券面の寸法については変更すると自動販売機ATMなどの紙幣取扱機器への影響が大きいため、従来通りとなっている[53]

2019年(平成31年)4月9日に改刷が発表され[52]2021年(令和3年)9月1日より新一万円券の製造が開始された[60]。発行予定日の5年も前に改刷が発表され2年半以上前から製造が開始されたのは、前回のE号券への改刷時に準備期間が短かったために自動販売機やATMの改修が間に合わず半数程度しか対応できなかった反省から[61]、自動販売機やATMその他の新紙幣を扱う各種機器の改修の際にテストを入念にし、障害やトラブルが起きないようにするためとされる[62]

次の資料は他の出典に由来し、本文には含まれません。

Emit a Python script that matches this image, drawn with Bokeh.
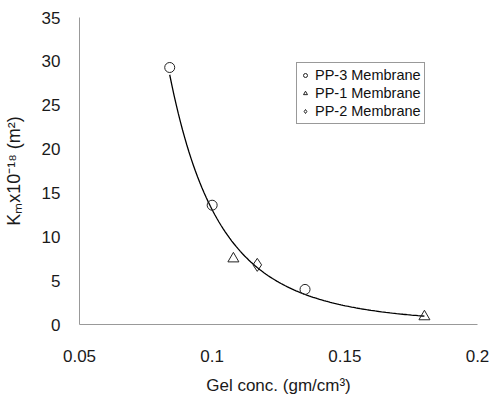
import numpy as np
from bokeh.plotting import figure
from bokeh.models import Legend, LegendItem, Range1d, FixedTicker
from bokeh.embed import file_html
from bokeh.resources import INLINE

# Data
pp3_x = [0.084, 0.100, 0.135]
pp3_y = [29.3, 13.6, 4.0]
pp1_x = [0.108, 0.180]
pp1_y = [7.5, 0.9]
pp2_x = [0.117]
pp2_y = [6.8]

x_ticks = [0.05, 0.1, 0.15, 0.2]
y_ticks = [0, 5, 10, 15, 20, 25, 30, 35]

# Power-law trendline fitted to all data points (as a spreadsheet trendline)
all_x = np.array(pp3_x + pp1_x + pp2_x)
all_y = np.array(pp3_y + pp1_y + pp2_y)
b, lna = np.polyfit(np.log(all_x), np.log(all_y), 1)
fit_x = np.linspace(all_x.min(), all_x.max(), 120)
fit_y = np.exp(lna) * fit_x ** b

p = figure(width=496, height=398, output_backend="svg", toolbar_location=None,
           x_range=Range1d(0.05, 0.2), y_range=Range1d(0, 35),
           min_border_left=77, min_border_right=19, min_border_top=17, min_border_bottom=74)
p.outline_line_color = None
p.grid.grid_line_color = None
p.background_fill_color = "white"

p.line(fit_x, fit_y, line_color="black", line_width=1.3)

r3 = p.scatter(pp3_x, pp3_y, marker="circle", size=10, fill_color=None, line_color="#222", line_width=1)
r1 = p.scatter(pp1_x, pp1_y, marker="triangle", size=11, fill_color=None, line_color="#222", line_width=1)
r2 = p.scatter(pp2_x, pp2_y, marker="diamond", size=13, fill_color=None, line_color="#222", line_width=1)

for ax in (p.xaxis[0], p.yaxis[0]):
    ax.axis_line_color = "#999999"
    ax.axis_line_width = 1
    ax.major_tick_line_color = None
    ax.minor_tick_line_color = None
    ax.major_label_text_font = "Liberation Sans"
    ax.major_label_text_font_size = "17px"
    ax.major_label_text_color = "#1a1a1a"
    ax.axis_label_text_font = "Liberation Sans"
    ax.axis_label_text_font_style = "normal"
    ax.axis_label_text_color = "#1a1a1a"

p.xaxis[0].axis_label_text_font_size = "17px"
p.yaxis[0].axis_label_text_font_size = "18px"
p.xaxis[0].ticker = FixedTicker(ticks=x_ticks)
p.yaxis[0].ticker = FixedTicker(ticks=y_ticks)
p.xaxis[0].major_label_overrides = {0.05: "0.05", 0.1: "0.1", 0.15: "0.15", 0.2: "0.2"}
p.xaxis[0].major_label_standoff = 19
p.yaxis[0].major_label_standoff = 13
p.xaxis[0].axis_label = "Gel conc. (gm/cm\u00b3)"
p.yaxis[0].axis_label = "K\u2098x10\u207b\u00b9\u2078 (m\u00b2)"
p.xaxis[0].axis_label_standoff = 11
p.yaxis[0].axis_label_standoff = 15

legend = Legend(items=[
    LegendItem(label="PP-3 Membrane", renderers=[r3]),
    LegendItem(label="PP-1 Membrane", renderers=[r1]),
    LegendItem(label="PP-2 Membrane", renderers=[r2]),
], location=(217, 200))
legend.label_text_font = "Liberation Sans"
legend.label_text_font_size = "14.5px"
legend.label_text_color = "#111111"
legend.border_line_color = "#333333"
legend.border_line_width = 1
legend.background_fill_color = "white"
legend.padding = 3
legend.spacing = 0
legend.margin = 0
legend.glyph_width = 10
legend.glyph_height = 18
legend.label_standoff = 5
legend.label_height = 18
p.add_layout(legend, "center")

open("out.html", "w").write(file_html(p, INLINE))
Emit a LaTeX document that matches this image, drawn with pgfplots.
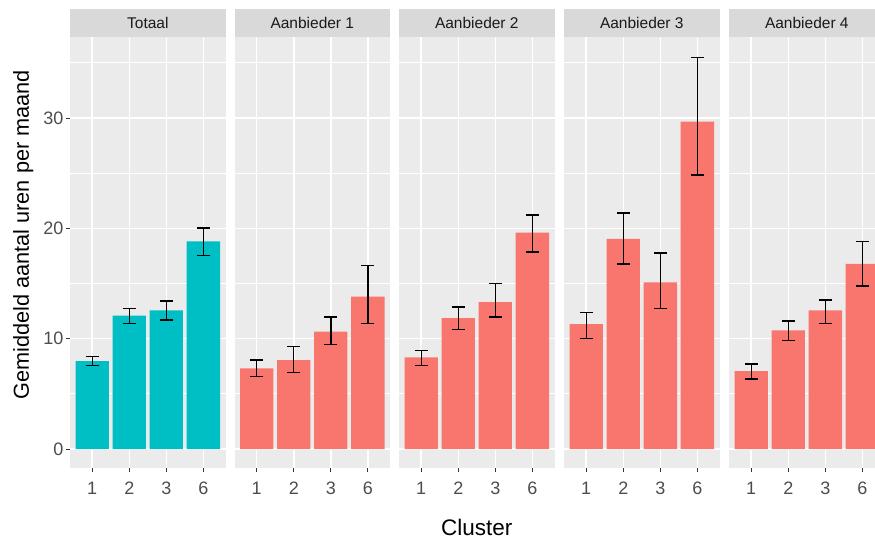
\documentclass[border=0pt]{standalone}
\usepackage{fontspec}
\setmainfont{Liberation Sans}
\usepackage{pgfplots}
\pgfplotsset{compat=1.18}
\usepackage{pgfplotstable}
\definecolor{ggteal}{HTML}{00BFC4}
\definecolor{ggred}{HTML}{F8766D}
\definecolor{panelbg}{HTML}{EBEBEB}
\definecolor{stripbg}{HTML}{D9D9D9}
\definecolor{ticktxt}{HTML}{4D4D4D}
\definecolor{tickcol}{HTML}{333333}
\definecolor{striptxt}{HTML}{1A1A1A}

\pgfplotstableread{
x y ep em
1 7.97 0.39 0.42
2 12.10 0.64 0.72
3 12.56 0.87 0.85
4 18.81 1.21 1.27
}\totaal
\pgfplotstableread{
x y ep em
1 7.31 0.75 0.76
2 8.06 1.21 1.15
3 10.63 1.33 1.15
4 13.80 2.84 2.42
}\aone
\pgfplotstableread{
x y ep em
1 8.30 0.64 0.75
2 11.87 0.99 1.03
3 13.32 1.66 1.36
4 19.60 1.62 1.73
}\atwo
\pgfplotstableread{
x y ep em
1 11.32 1.06 1.29
2 19.05 2.33 2.29
3 15.10 2.65 2.36
4 29.68 5.80 4.86
}\athree
\pgfplotstableread{
x y ep em
1 7.07 0.63 0.73
2 10.75 0.84 0.94
3 12.56 0.96 1.18
4 16.79 2.02 2.03
}\afour

\pgfplotsset{
  facet/.style={
    anchor=south west,
    scale only axis, width=155.6pt, height=431pt,
    xmin=0.4, xmax=4.6, ymin=-1.72, ymax=37.34,
    xtick={1,2,3,4}, xticklabels={1,2,3,6},
    ytick={0,10,20,30}, minor ytick={5,15,25,35},
    xtick pos=bottom, ytick pos=left,
    xmajorgrids, ymajorgrids, yminorgrids,
    major grid style={white, line width=1.5pt},
    minor grid style={white, line width=0.75pt},
    axis background/.style={fill=panelbg},
    axis line style={draw=none},
    tick align=outside, major tick length=4pt, minor tick length=0pt,
    tick style={tickcol, line width=0.9pt},
    ticklabel style={font=\fontsize{18}{18}\selectfont, text=ticktxt},
    xticklabel style={yshift=-6.5pt},
    yticklabel style={xshift=1pt},
    /pgf/number format/assume math mode=true,
    every axis title/.style={at={(rel axis cs:0.5,1)}, anchor=south, fill=stripbg,
      minimum width=155.6pt, minimum height=28pt, inner sep=0pt,
      text=striptxt, font=\fontsize{15.5}{15.5}\selectfont},
    ybar, bar width=0.9,
  },
  noy/.style={yticklabels={}, ytick style={draw=none}},
  bars/.style={fill=#1, draw=none,
    error bars/.cd, y dir=both, y explicit,
    error bar style={draw=black, line width=1.4pt},
    error mark options={draw=black, line width=1.4pt, mark size=6.5pt, rotate=90}},
}

\begin{document}
\begin{tikzpicture}[x=1pt,y=1pt]
\useasboundingbox (0,0) rectangle (875,540);
\clip (0,0) rectangle (875,540);
\begin{axis}[facet, at={(70pt,72pt)}, title={Totaal},
  ylabel={Gemiddeld aantal uren per maand},
  ylabel style={at={(axis description cs:-0.3,0.541)}, anchor=center,
    font=\fontsize{21.7}{21.7}\selectfont, text=black}]
\addplot[bars=ggteal] table[x=x, y=y, y error plus=ep, y error minus=em] {\totaal};
\end{axis}
\begin{axis}[facet, noy, at={(234.5pt,72pt)}, title={Aanbieder 1}]
\addplot[bars=ggred] table[x=x, y=y, y error plus=ep, y error minus=em] {\aone};
\end{axis}
\begin{axis}[facet, noy, at={(399pt,72pt)}, title={Aanbieder 2},
  xlabel={Cluster},
  xlabel style={at={(axis description cs:0.5,-0.157)}, anchor=base,
    font=\fontsize{22.5}{22.5}\selectfont, text=black}]
\addplot[bars=ggred] table[x=x, y=y, y error plus=ep, y error minus=em] {\atwo};
\end{axis}
\begin{axis}[facet, noy, at={(564pt,72pt)}, title={Aanbieder 3}]
\addplot[bars=ggred] table[x=x, y=y, y error plus=ep, y error minus=em] {\athree};
\end{axis}
\begin{axis}[facet, noy, at={(729pt,72pt)}, title={Aanbieder 4}]
\addplot[bars=ggred] table[x=x, y=y, y error plus=ep, y error minus=em] {\afour};
\end{axis}
\end{tikzpicture}
\end{document}
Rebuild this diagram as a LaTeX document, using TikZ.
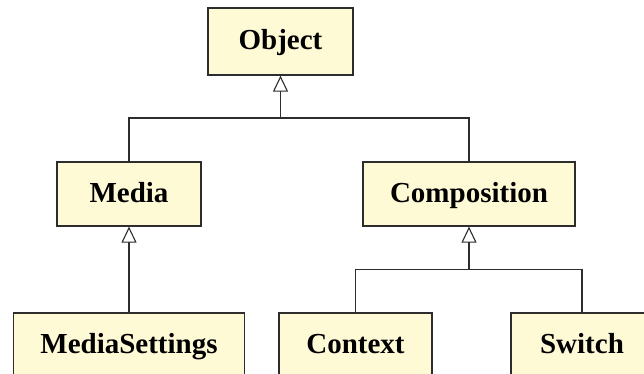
\documentclass[tikz,border=0pt]{standalone}
\usepackage{fontspec}
\setmainfont{Liberation Serif}
\usetikzlibrary{arrows.meta}
\definecolor{boxfill}{RGB}{255,250,214}
\definecolor{boxline}{RGB}{45,45,45}
\tikzset{
  classbox/.style={draw=boxline, line width=1.2bp, fill=boxfill, inner sep=0pt,
    minimum height=64bp, text height=20bp, text depth=4bp,
    font=\fontsize{29bp}{32bp}\selectfont\bfseries},
  link/.style={draw=boxline, line width=1.3bp},
  inherit/.style={link, -{Triangle[fill=white, length=16bp, width=15bp, line width=1.1bp]}}
}
\begin{document}
\begin{tikzpicture}[x=1bp, y=-1bp]
  \useasboundingbox (0,0) rectangle (644,373);
  \clip (0,0) rectangle (644,373);

  % classes
  \node[classbox, minimum width=145bp, minimum height=67bp] (obj) at (280.5,41.5) {Object};
  \node[classbox, minimum width=144bp] (media) at (129,194) {Media};
  \node[classbox, minimum width=212bp] (comp) at (469,194) {Composition};
  \node[classbox, minimum width=231bp] (ms) at (129,345) {MediaSettings};
  \node[classbox, minimum width=153bp] (ctx) at (355.5,345) {Context};
  \node[classbox, minimum width=142bp] (sw) at (582,345) {Switch};

  % junction points of the inheritance trees
  \coordinate (j1) at (280.5,118);
  \coordinate (j2) at (469,269.5);

  % Object <- Media, Composition
  \draw[link] (media.north) |- (j1) -| (comp.north);
  \draw[inherit] (j1) -- (obj.south);

  % Media <- MediaSettings
  \draw[inherit] (ms.north) -- (media.south);

  % Composition <- Context, Switch
  \draw[link] (ctx.north) |- (j2) -| (sw.north);
  \draw[inherit] (j2) -- (comp.south);
\end{tikzpicture}
\end{document}
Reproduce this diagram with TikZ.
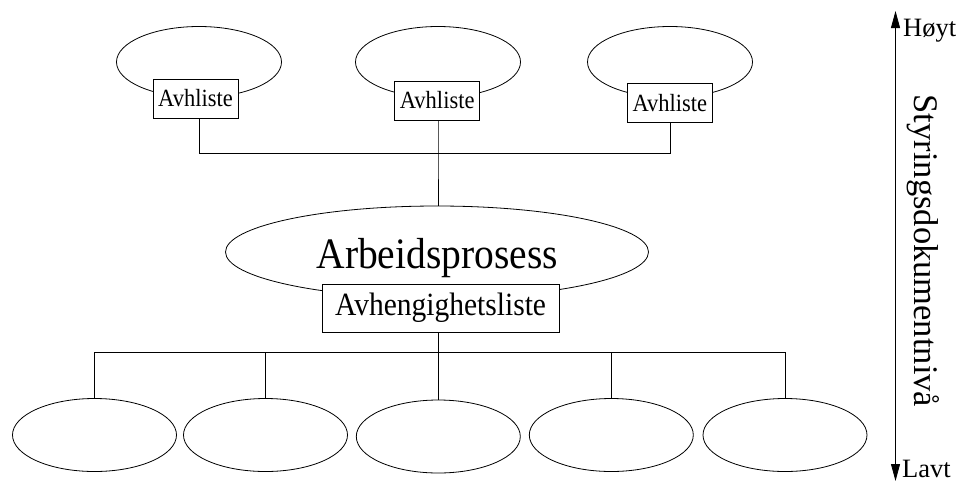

一万円券製造開始時に発表された新一万円券の見本のデザインでは、2019年(平成31年)4月の改刷発表当時に公表された当初のラフスケッチから[52]の変更点として、表面の額面金額の大きなアラビア数字「10000」の下の発行元銀行名「日本銀行」の文字の更に下に「BANK OF JAPAN」の発行元銀行名の英語表記が追加されているほか、視覚障害者のための識別マークの斜線が9本から11本に増やされている[63]。発行元銀行名の表記について、ローマ字の「NIPPON GINKO」の表記は従来の日本銀行券でも採用されている券種が多かったが、英語の「BANK OF JAPAN」の表記は日本銀行券史上初となる。

使用色数は、表面13色(内訳は凹版印刷による主模様2色、地模様9色、印章1色、記番号1色)、裏面8色(内訳は凹版印刷による主模様1色、地模様6色、印章1色)となっている。


注釈

  1. ^ B号券以降の日本銀行券の中で記番号が4ヶ所に印刷されている紙幣は、この紙幣とC五千円券のみである。
  2. ^ 現在平等院鳳凰堂の中堂屋根上に取り付けられているものは複製品となっており、本物は屋内に保管展示されている。
  3. ^ マイクロ文字、特殊発光インキ、深凹版印刷、潜像模様、パールインク等。
  4. ^ 千円紙幣では前例あり。
  5. ^ このほか、E五千円券は「八角形」、D二千円券は点字の「に」を模した「丸印が縦に3つ」、E千円券は「横棒」の識別マークである。
  6. ^ B号券からE号券までの紙幣では全券種ともに製造番号の両端の英字が各1桁、つまり「A000001A」から始まっていた。「Z900000Z」まで使い果たすと左側の英字だけ「AA」と2桁に変わるが、右端の英字は必ず1桁であったため最終番号は「ZZ900000Z」となり、それを使い果たすと文字色を変更して「A000001A」に戻る形式だった。新紙幣では1桁制が廃止され両端とも初めから2桁の英字、すなわち「AA000001AA」から製造開始される形となった。
  7. ^ ただし、現在も有効券となっている紙幣を含めた場合はこの限りではない。